On 05/03/07, Tim Starling tstarling@wikimedia.org wrote:
I said "In Tampa there's lots of big disks, these go to three big database servers - one for English Wikipedia, two for the other 200+ projects - and these go to hundreds of webservers and caches and proxies in Tampa, Paris, Amsterdam and Seoul." Is that about right as a one-sentence description of our setup?
It's close. There are three master database servers, but they're not any bigger than the 12 or so slave database servers, so it might be more accurate to just say that we have 15 database servers. Caches aren't on dedicated servers, so I would say "webservers and caching proxies" rather than "webservers and caches and proxies", leaving the role of the various backend caches unsaid. We no longer have any active servers in Paris.

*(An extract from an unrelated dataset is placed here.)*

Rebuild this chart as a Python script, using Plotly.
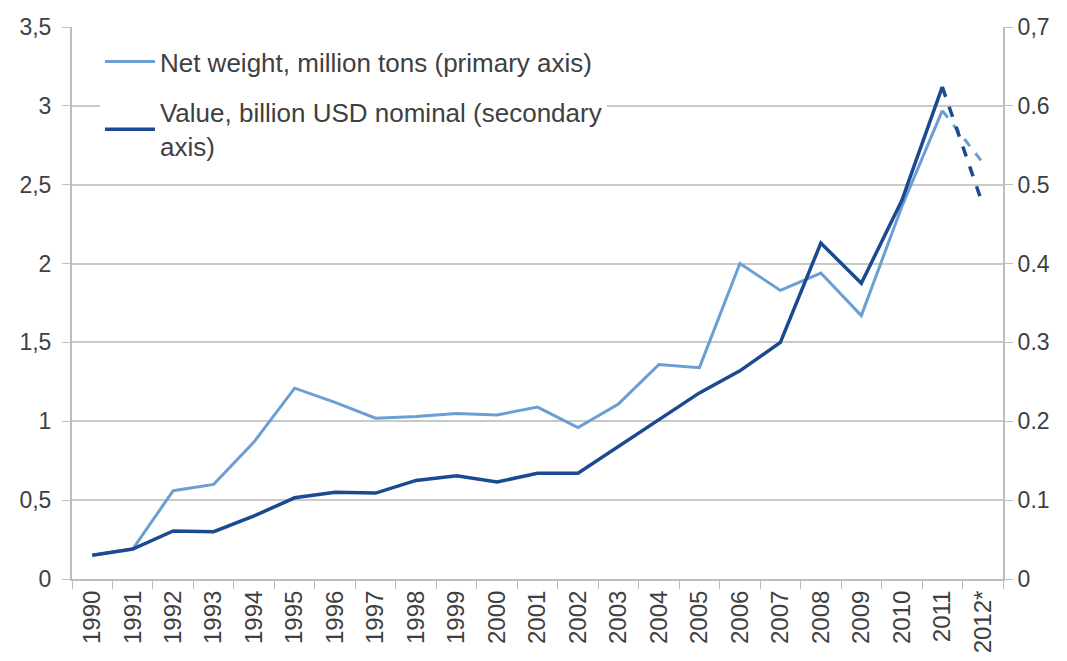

"A bunch of disks serving three master database servers - one for English Wikipedia, two for the other 200+ projects - going to hundreds of webservers and proxy servers around the world, in Tampa, Amsterdam and Seoul."
The DB split is useful info because en:wp is such a huge bugger.
A tier you didn't mention, which the journalist may or may not find interesting, is that our load balancing frontend is LVS-DR on commodity servers, with geographic DNS to balance between clusters.
He was going "wow" about a non-profit running a top-10 site on no money, and it was the best not-quite-technical answer I could give him that I thought would be reasonably robust against a journalistic game of telephone :-)
- d.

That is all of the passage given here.